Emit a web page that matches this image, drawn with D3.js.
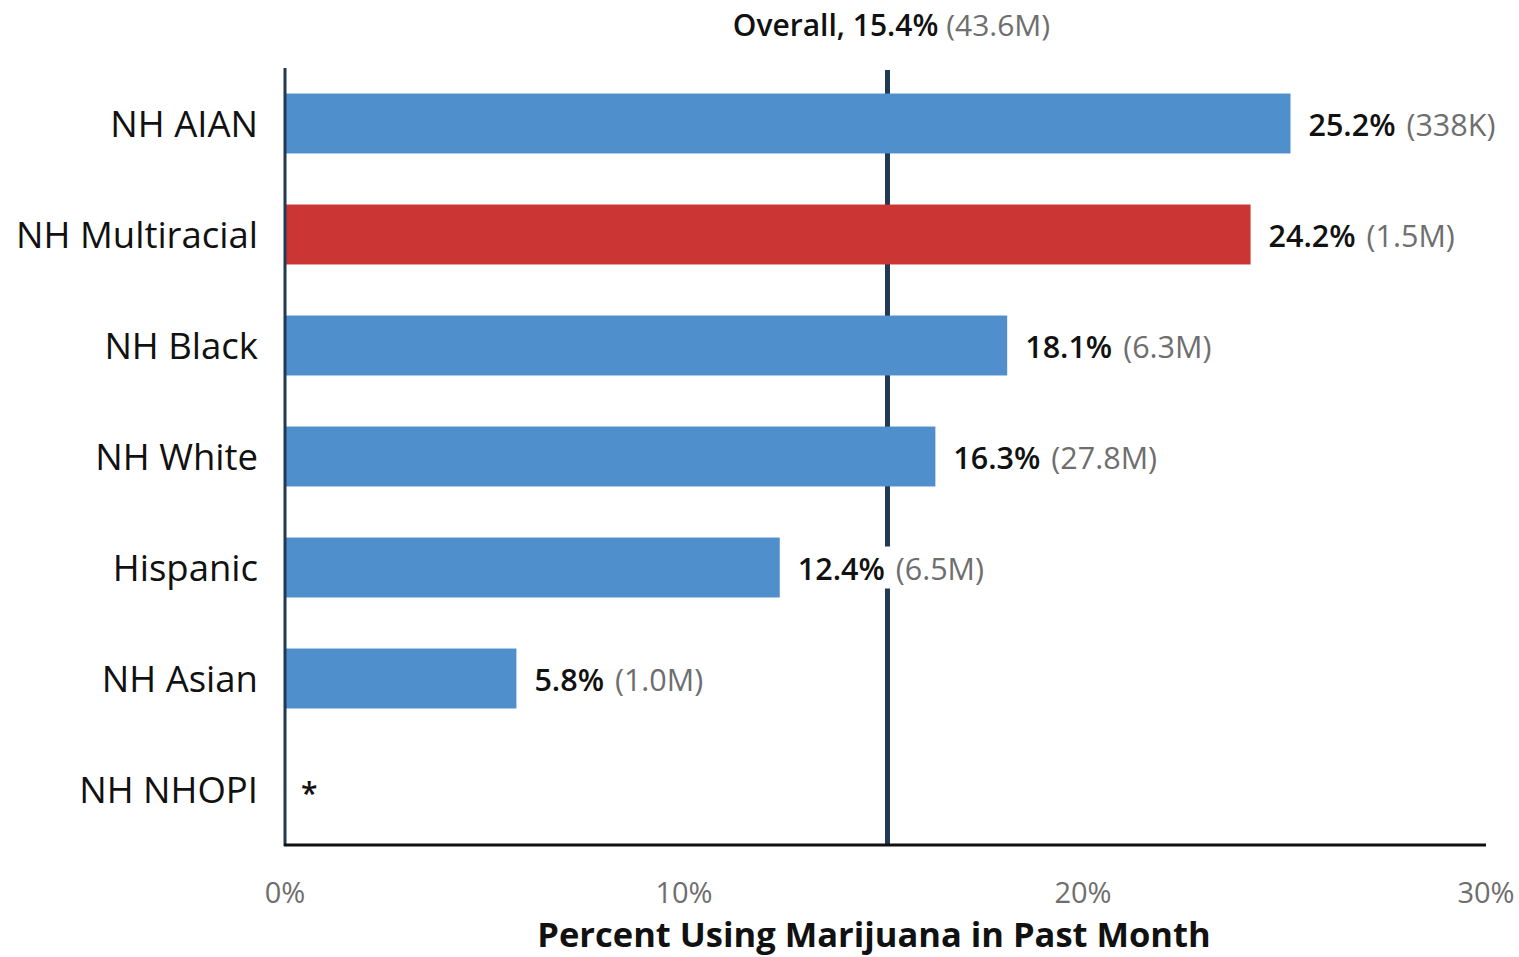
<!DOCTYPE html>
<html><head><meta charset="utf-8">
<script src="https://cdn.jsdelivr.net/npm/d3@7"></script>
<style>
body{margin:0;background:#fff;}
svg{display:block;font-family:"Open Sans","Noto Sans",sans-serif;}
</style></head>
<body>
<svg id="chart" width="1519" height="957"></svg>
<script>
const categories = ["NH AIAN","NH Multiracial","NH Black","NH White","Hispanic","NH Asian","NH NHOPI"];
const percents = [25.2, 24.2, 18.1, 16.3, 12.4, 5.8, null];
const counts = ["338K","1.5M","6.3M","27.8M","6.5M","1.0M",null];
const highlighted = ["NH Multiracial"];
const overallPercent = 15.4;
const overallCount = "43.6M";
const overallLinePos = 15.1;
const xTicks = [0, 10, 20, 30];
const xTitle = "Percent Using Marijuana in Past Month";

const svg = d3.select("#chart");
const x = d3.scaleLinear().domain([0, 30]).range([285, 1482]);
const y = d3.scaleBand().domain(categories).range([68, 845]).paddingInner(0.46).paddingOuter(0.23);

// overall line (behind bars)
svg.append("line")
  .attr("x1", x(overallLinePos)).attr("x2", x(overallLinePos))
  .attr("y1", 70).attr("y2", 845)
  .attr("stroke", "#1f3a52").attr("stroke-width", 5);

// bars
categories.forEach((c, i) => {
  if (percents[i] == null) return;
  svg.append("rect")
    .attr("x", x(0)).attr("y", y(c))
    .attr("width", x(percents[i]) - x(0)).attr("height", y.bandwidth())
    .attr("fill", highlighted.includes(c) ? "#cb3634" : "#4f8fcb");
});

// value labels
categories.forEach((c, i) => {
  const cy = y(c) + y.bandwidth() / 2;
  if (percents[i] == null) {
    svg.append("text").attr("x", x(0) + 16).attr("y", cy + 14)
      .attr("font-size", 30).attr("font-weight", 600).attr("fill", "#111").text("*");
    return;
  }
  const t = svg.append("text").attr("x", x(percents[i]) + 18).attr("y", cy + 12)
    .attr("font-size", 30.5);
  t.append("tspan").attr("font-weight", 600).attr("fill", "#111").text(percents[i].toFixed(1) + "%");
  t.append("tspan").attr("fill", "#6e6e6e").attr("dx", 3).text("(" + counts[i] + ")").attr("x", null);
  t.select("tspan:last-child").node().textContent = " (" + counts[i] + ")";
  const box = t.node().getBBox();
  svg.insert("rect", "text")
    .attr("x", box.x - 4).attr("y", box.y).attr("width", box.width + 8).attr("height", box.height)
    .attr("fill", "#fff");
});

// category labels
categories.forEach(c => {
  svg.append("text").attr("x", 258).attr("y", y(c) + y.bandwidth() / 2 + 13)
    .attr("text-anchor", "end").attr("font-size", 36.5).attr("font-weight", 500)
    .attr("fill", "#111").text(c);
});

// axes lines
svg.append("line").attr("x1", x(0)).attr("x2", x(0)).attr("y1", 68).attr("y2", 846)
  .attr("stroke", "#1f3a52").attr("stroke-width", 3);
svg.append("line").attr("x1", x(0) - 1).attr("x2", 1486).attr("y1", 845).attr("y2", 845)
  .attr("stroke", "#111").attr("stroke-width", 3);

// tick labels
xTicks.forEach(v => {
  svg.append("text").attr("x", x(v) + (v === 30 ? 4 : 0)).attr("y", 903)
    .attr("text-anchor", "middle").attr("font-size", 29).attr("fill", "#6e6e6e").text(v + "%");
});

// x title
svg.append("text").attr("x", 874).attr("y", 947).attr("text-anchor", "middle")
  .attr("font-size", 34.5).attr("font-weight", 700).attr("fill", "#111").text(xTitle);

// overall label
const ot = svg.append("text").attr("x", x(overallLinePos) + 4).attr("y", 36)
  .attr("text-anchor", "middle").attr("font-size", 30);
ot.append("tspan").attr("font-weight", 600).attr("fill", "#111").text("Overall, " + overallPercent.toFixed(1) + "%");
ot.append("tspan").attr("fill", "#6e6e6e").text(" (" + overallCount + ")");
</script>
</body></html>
════════════════════
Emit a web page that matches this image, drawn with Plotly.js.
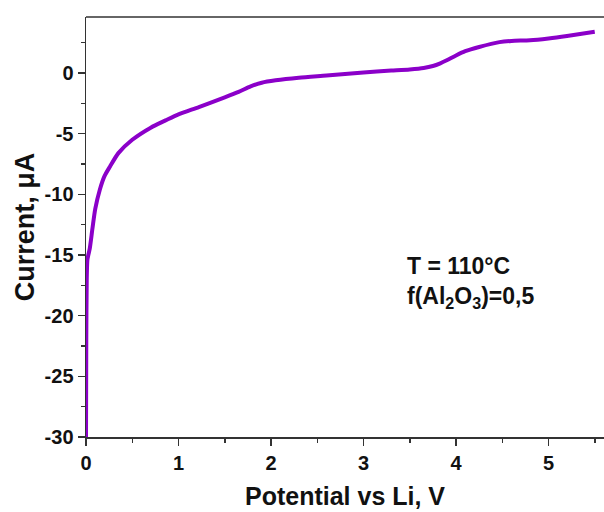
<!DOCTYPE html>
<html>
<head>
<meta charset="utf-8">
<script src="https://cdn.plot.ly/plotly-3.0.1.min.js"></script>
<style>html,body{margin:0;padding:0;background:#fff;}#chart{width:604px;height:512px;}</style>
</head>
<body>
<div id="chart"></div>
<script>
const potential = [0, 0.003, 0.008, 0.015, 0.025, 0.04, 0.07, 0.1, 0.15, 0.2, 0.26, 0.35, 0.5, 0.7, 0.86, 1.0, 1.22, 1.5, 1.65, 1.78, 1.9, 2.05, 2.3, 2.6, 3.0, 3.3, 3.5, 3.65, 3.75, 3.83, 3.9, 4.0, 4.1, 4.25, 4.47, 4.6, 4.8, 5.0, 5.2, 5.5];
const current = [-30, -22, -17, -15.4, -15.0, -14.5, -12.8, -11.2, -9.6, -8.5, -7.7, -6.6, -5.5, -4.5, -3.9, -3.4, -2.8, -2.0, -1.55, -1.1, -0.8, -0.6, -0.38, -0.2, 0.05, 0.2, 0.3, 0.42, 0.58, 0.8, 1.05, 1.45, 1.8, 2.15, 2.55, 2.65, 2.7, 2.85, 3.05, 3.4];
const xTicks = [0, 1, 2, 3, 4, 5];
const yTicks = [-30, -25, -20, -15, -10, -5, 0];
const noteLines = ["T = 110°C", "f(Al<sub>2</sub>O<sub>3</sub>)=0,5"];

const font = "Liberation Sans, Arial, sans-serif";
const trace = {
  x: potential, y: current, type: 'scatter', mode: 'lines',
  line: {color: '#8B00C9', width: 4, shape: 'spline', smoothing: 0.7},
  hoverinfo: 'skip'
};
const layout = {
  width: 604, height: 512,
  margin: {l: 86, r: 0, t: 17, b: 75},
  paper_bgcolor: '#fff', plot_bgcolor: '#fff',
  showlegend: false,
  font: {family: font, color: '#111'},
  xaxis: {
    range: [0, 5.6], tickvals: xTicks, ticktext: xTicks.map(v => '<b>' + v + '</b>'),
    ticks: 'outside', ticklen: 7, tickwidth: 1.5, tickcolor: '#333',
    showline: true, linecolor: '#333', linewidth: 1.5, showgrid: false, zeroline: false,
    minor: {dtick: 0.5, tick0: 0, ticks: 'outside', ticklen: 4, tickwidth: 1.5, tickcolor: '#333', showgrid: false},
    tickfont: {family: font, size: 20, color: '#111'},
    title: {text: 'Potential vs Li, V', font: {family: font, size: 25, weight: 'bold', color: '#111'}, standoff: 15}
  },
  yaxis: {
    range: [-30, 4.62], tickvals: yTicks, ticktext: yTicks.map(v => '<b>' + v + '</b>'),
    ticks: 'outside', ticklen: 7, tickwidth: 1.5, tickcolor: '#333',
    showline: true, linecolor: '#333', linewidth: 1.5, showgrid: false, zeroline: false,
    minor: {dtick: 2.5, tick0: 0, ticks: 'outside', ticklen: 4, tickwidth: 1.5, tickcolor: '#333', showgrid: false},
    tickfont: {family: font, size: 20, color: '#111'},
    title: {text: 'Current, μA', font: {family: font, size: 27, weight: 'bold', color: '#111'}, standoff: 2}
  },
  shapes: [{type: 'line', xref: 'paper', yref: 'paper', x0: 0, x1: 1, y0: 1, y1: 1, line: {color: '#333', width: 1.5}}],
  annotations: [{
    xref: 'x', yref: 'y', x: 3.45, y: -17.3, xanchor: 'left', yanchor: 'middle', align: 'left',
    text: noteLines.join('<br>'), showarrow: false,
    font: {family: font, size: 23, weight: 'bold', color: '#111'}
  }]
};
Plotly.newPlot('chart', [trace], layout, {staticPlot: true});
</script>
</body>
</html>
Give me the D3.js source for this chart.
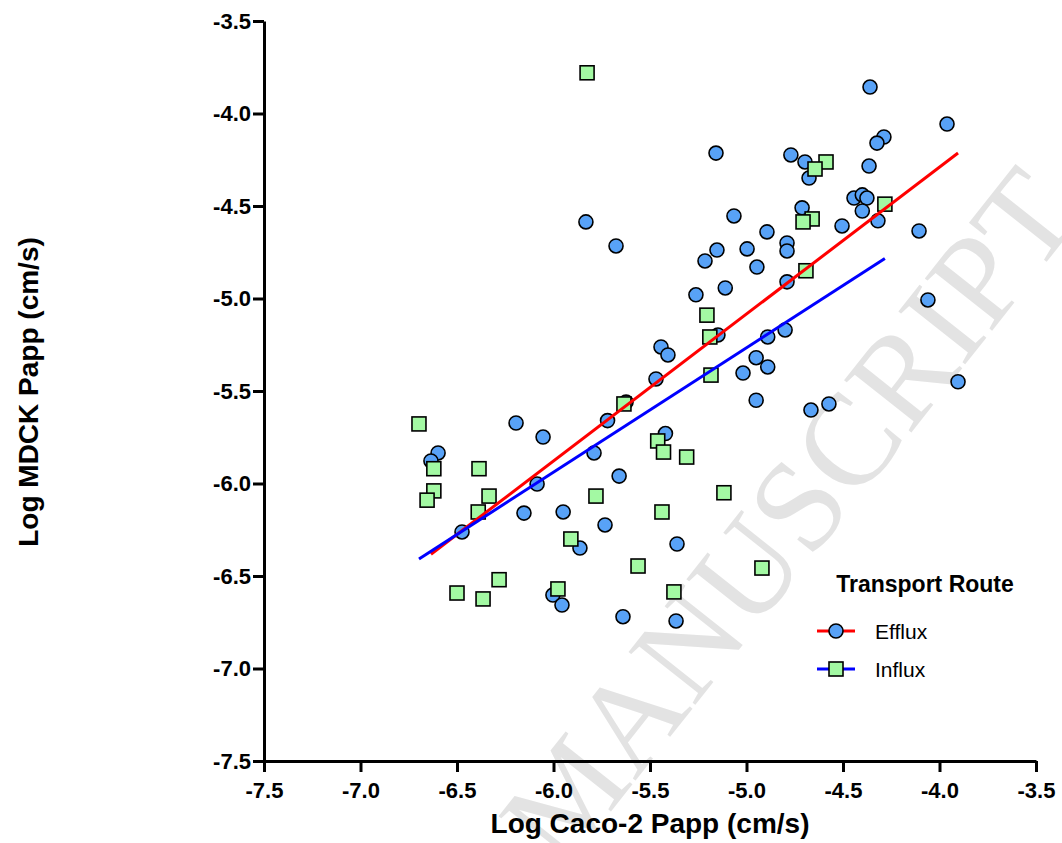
════════════════════
» BRIEF
Lines containing the word "with" are to be tallied; report only the total.

» RESPONSE BELOW
2